Marina Shalabi and Ian Duff, two researchers at the Washington Institute for Near East Policy, have done some interesting spadework on the history of how the U.S. Director of National Intelligence’s annual Worldwide Threat Assessment represents Iran and its proxies. While assessments from 2013 and earlier “[call] out Iran’s hegemonic goals” and explicitly identify Iran as a sponsor of terrorism, the last two “shifted away from Tehran’s efforts to expand its regional hegemony and toward describing Iran as a protector of oppressed Shiites that seeks to reduce sectarian violence.” Shalabi and Duff offer a number of examples of this shift—consider this quote from the 2013 report:
In its efforts to spread influence abroad and undermine the United States and our allies, Iran is trying to exploit the fighting and unrest in the Arab world…Iran’s efforts to secure regional hegemony, however, have achieved limited results, and the fall of the Asad regime in Syria would be a major strategic loss for Tehran.
Contrast that with this, from 2014:
Tehran, which strives for a stable Shia-led, pro-Iran government in Baghdad, is concerned about the deteriorating security situation in Iraq. Tehran is probably struggling to find the balance between protecting Shia equities in Iraq and avoiding overt actions that would precipitate greater anti-Shia violence.
The current assessments aren’t particularly sanguine about the impact of Iran’s efforts—consider this, also from 2014:
We assess that Iran’s perceived responsibility to protect and empower Shia communities will increasingly trump its desire to avoid sectarian violence. Hence, Iran’s actions will likely do more to fuel rather than dampen increasing sectarianism.
The current reports have an important strength: they offer a subtler and more detailed account of what Iranian leaders intend to do in the short and medium term. That’s useful for American decisionmakers. What’s really missing is a long-term account of Iranian goals, their consequences for U.S. interests in the region, and a grand strategic U.S. policy approach that takes all that into account. The latter point is outside the responsibility of the Director of National Intelligence, but the broader Obama administration must answer on all three. Where does Iran see itself in ten years? In twenty, in thirty? Does it want to be a kind of regional empire, and if so, what does that entail? Are its neighbors strong enough to prevent that? Are we? If Iranian influence grows, will some of its current rivals be forced to take a more accommodating position toward Tehran, or will they rise up in confrontation? How does all this interlock with the danger of nuclear proliferation? Can Iran be a partner in stability? Is it an implacable foe? Answers to bigger questions like these need to be the main drivers of our approach to the region, even though near-term crises like the Islamic State group and the collapse of the Iraqi army will necessarily dominate day-to-day policy.

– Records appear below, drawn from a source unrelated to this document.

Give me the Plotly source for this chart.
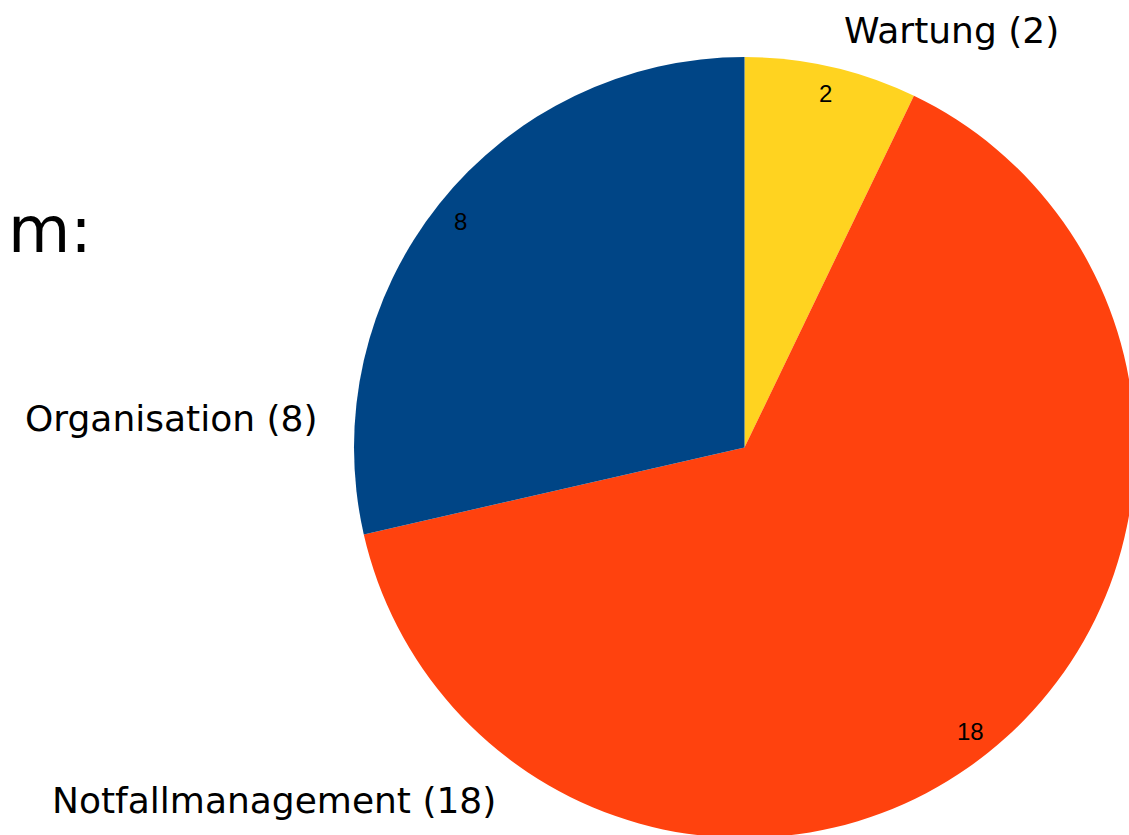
import math
import plotly.graph_objects as go

# ---- data ----
categories = ["Wartung", "Notfallmanagement", "Organisation"]
values = [2, 18, 8]
colors = ["#FFD320", "#FF420E", "#004586"]
side_text = "m:"

# ---- layout geometry (pixels) ----
FIG_W, FIG_H = 1140, 840
ML, MT = 354, 57
PW = PH = 781
MR = FIG_W - ML - PW
MB = FIG_H - MT - PH
CX, CY = ML + PW / 2, MT + PH / 2
R = PW / 2

# outside label centers (pixels)
outer_pos = [(951, 31), (274, 800), (171, 418)]


def px2paper(x, y):
    return (x - ML) / PW, 1 - (y - MT) / PH


fig = go.Figure(
    go.Pie(
        labels=categories,
        values=values,
        marker=dict(colors=colors, line=dict(width=0)),
        sort=False,
        direction="clockwise",
        rotation=0,
        textinfo="none",
        hoverinfo="label+value",
        domain=dict(x=[0, 1], y=[0, 1]),
    )
)

annotations = []
total = sum(values)
cum = 0
for cat, v, (ox, oy) in zip(categories, values, outer_pos):
    mid = (cum + v / 2) / total * 2 * math.pi
    cum += v
    ix = CX + 0.93 * R * math.sin(mid)
    iy = CY - 0.93 * R * math.cos(mid)
    px, py = px2paper(ix, iy)
    annotations.append(dict(
        x=px, y=py, xref="paper", yref="paper", text=str(v), showarrow=False,
        xanchor="center", yanchor="middle",
        font=dict(family="Liberation Sans, Arial, sans-serif", size=24, color="#000000"),
    ))
    qx, qy = px2paper(ox, oy)
    annotations.append(dict(
        x=qx, y=qy, xref="paper", yref="paper", text=f"{cat} ({v})", showarrow=False,
        xanchor="center", yanchor="middle",
        font=dict(family="DejaVu Sans, sans-serif", size=36, color="#000000"),
    ))

mx, my = px2paper(6, 230)
annotations.append(dict(
    x=mx, y=my, xref="paper", yref="paper", text=side_text, showarrow=False,
    xanchor="left", yanchor="middle",
    font=dict(family="DejaVu Sans, sans-serif", size=64, color="#000000"),
))

fig.update_layout(
    width=FIG_W, height=FIG_H,
    margin=dict(l=ML, r=MR, t=MT, b=MB, autoexpand=False),
    paper_bgcolor="#FFFFFF",
    plot_bgcolor="#FFFFFF",
    showlegend=False,
    annotations=annotations,
)

fig.write_html(
    "out.html",
    config={"displayModeBar": False},
    post_script="document.body.style.margin='0';document.documentElement.style.overflow='hidden';document.body.style.overflow='hidden';",
)
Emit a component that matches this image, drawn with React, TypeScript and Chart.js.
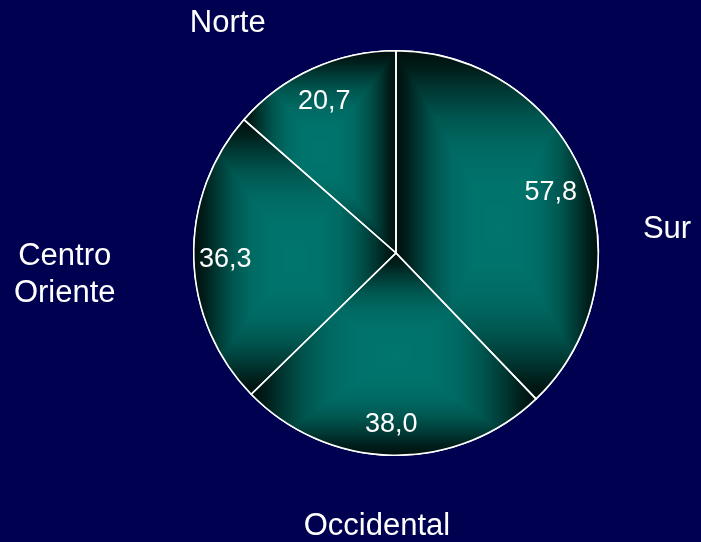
import { useEffect, useRef } from 'react';
import Chart from 'chart.js/auto';

// ---- data ----
const categories = ['Sur', 'Occidental', 'Centro Oriente', 'Norte'];
const values = [57.8, 38.0, 36.3, 20.7];
const categoryLines = [['Sur'], ['Occidental'], ['Centro', 'Oriente'], ['Norte']];

// ---- styling / layout (not data) ----
const BG = '#000050';
const FONT = '"Liberation Sans", Arial, sans-serif';
// offsets of category label (center x, first baseline y) relative to pie center, in units of radius
const catOffsets: [number, number][] = [
  [1.34, -0.075],
  [-0.094, 1.395],
  [-1.638, 0.06],
  [-0.832, -1.094],
];
const CAT_LINE_H = 37;

const brightStops: [number, number][] = [
  [0, 1],
  [0.25, 0.97],
  [0.45, 0.88],
  [0.62, 0.7],
  [0.78, 0.42],
  [0.9, 0.18],
  [1, 0.05],
];
const CENTER_RGB = [0, 118, 110];
const EDGE_RGB = [0, 10, 8];

function brightness(t: number) {
  for (let i = 1; i < brightStops.length; i++) {
    const [t1, b1] = brightStops[i];
    const [t0, b0] = brightStops[i - 1];
    if (t <= t1) return b0 + ((t - t0) / (t1 - t0)) * (b1 - b0);
  }
  return brightStops[brightStops.length - 1][1];
}

function arcPath(ctx: CanvasRenderingContext2D, x: number, y: number, r: number, a0: number, a1: number) {
  ctx.beginPath();
  ctx.moveTo(x, y);
  ctx.arc(x, y, r, a0, a1);
  ctx.closePath();
}

const shadePlugin = {
  id: 'shade',
  afterDatasetDraw(chart: any, args: any) {
    const meta = chart.getDatasetMeta(args.index);
    const ctx: CanvasRenderingContext2D = chart.ctx;
    meta.data.forEach((el: any) => {
      const { x, y, startAngle, endAngle, outerRadius } = el.getProps(
        ['x', 'y', 'startAngle', 'endAngle', 'outerRadius'],
        true
      );
      const r = outerRadius;
      const pts: [number, number][] = [
        [x, y],
        [x + r * Math.cos(startAngle), y + r * Math.sin(startAngle)],
        [x + r * Math.cos(endAngle), y + r * Math.sin(endAngle)],
      ];
      const q = Math.PI / 2;
      for (let k = Math.ceil(startAngle / q); k * q <= endAngle; k++) {
        pts.push([x + r * Math.cos(k * q), y + r * Math.sin(k * q)]);
      }
      const minX = Math.min(...pts.map((p) => p[0]));
      const maxX = Math.max(...pts.map((p) => p[0]));
      const minY = Math.min(...pts.map((p) => p[1]));
      const maxY = Math.max(...pts.map((p) => p[1]));
      const w = Math.max(1, Math.ceil(maxX - minX));
      const h = Math.max(1, Math.ceil(maxY - minY));
      const off = document.createElement('canvas');
      off.width = w;
      off.height = h;
      const octx = off.getContext('2d')!;
      const img = octx.createImageData(w, h);
      const hw = w / 2;
      const hh = h / 2;
      for (let py = 0; py < h; py++) {
        for (let px = 0; px < w; px++) {
          const t = Math.min(1, Math.max(Math.abs(px + 0.5 - hw) / hw, Math.abs(py + 0.5 - hh) / hh));
          const b = brightness(t);
          const i = (py * w + px) * 4;
          img.data[i] = EDGE_RGB[0] + (CENTER_RGB[0] - EDGE_RGB[0]) * b;
          img.data[i + 1] = EDGE_RGB[1] + (CENTER_RGB[1] - EDGE_RGB[1]) * b;
          img.data[i + 2] = EDGE_RGB[2] + (CENTER_RGB[2] - EDGE_RGB[2]) * b;
          img.data[i + 3] = 255;
        }
      }
      octx.putImageData(img, 0, 0);
      ctx.save();
      arcPath(ctx, x, y, r, startAngle, endAngle);
      ctx.clip();
      ctx.drawImage(off, minX, minY, w, h);
      ctx.restore();
    });
    // borders on top
    meta.data.forEach((el: any) => {
      const { x, y, startAngle, endAngle, outerRadius } = el.getProps(
        ['x', 'y', 'startAngle', 'endAngle', 'outerRadius'],
        true
      );
      ctx.save();
      arcPath(ctx, x, y, outerRadius, startAngle, endAngle);
      ctx.strokeStyle = '#ffffff';
      ctx.lineWidth = 1.6;
      ctx.lineJoin = 'round';
      ctx.stroke();
      ctx.restore();
    });
  },
  afterDraw(chart: any) {
    const meta = chart.getDatasetMeta(0);
    const ctx: CanvasRenderingContext2D = chart.ctx;
    ctx.save();
    ctx.fillStyle = '#ffffff';
    ctx.textAlign = 'center';
    ctx.textBaseline = 'alphabetic';
    meta.data.forEach((el: any, i: number) => {
      const { x, y, startAngle, endAngle, outerRadius } = el.getProps(
        ['x', 'y', 'startAngle', 'endAngle', 'outerRadius'],
        true
      );
      const mid = (startAngle + endAngle) / 2;
      const d = outerRadius * 0.835;
      const fs = 27;
      ctx.font = `${fs}px ${FONT}`;
      const label = values[i].toFixed(1).replace('.', ',');
      ctx.fillText(label, x + d * Math.cos(mid) - 2, y + d * Math.sin(mid) + fs * 0.358);

      ctx.font = `31px ${FONT}`;
      const [ox, oy] = catOffsets[i];
      const lines = categoryLines[i];
      lines.forEach((ln, j) => {
        ctx.fillText(ln, x + ox * outerRadius, y + oy * outerRadius + j * CAT_LINE_H);
      });
    });
    ctx.restore();
  },
};

export default function App() {
  const ref = useRef<HTMLCanvasElement>(null);
  useEffect(() => {
    document.body.style.margin = '0';
    document.body.style.background = BG;
    const chart = new Chart(ref.current!, {
      type: 'pie',
      data: {
        labels: categories,
        datasets: [
          {
            data: values,
            backgroundColor: '#006a64',
            borderColor: '#ffffff',
            borderWidth: 1.5,
          },
        ],
      },
      options: {
        responsive: false,
        animation: false,
        layout: { padding: { left: 193, right: 102, top: 50, bottom: 86 } },
        plugins: {
          legend: { display: false },
          tooltip: { enabled: false },
        },
      },
      plugins: [shadePlugin],
    });
    return () => chart.destroy();
  }, []);
  return (
    <div style={{ position: 'absolute', left: 0, top: 0, width: 701, height: 542, background: BG }}>
      <canvas ref={ref} width={701} height={542} style={{ display: 'block', width: 701, height: 542 }} />
    </div>
  );
}
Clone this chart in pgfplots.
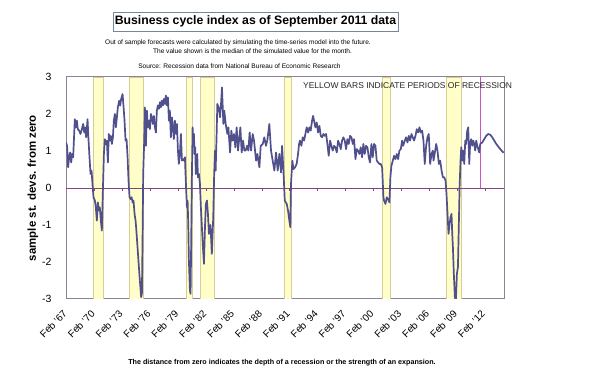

A nearsighted approach can keep the administration from getting nailed in press conferences, but it won’t necessarily lead to the best long-term outcomes. These are momentous days in Iraq—the changes happening at the ground levels of the Iraqi regime will likely reshape its approach for a very long time, with implications for America’s role in the region. We don’t have much evidence that long-term dynamics are impacting the administration’s thinking. They might not be in Tehran, either, which can certainly be read as acting as much from desperation as from aspiration. But the consequence of this mutual muddling through has so far been an increase in Iran’s influence over what’s left of Iraq, and it’s not clear that Team Obama has a vision of what sustained impact this may have on U.S. interests.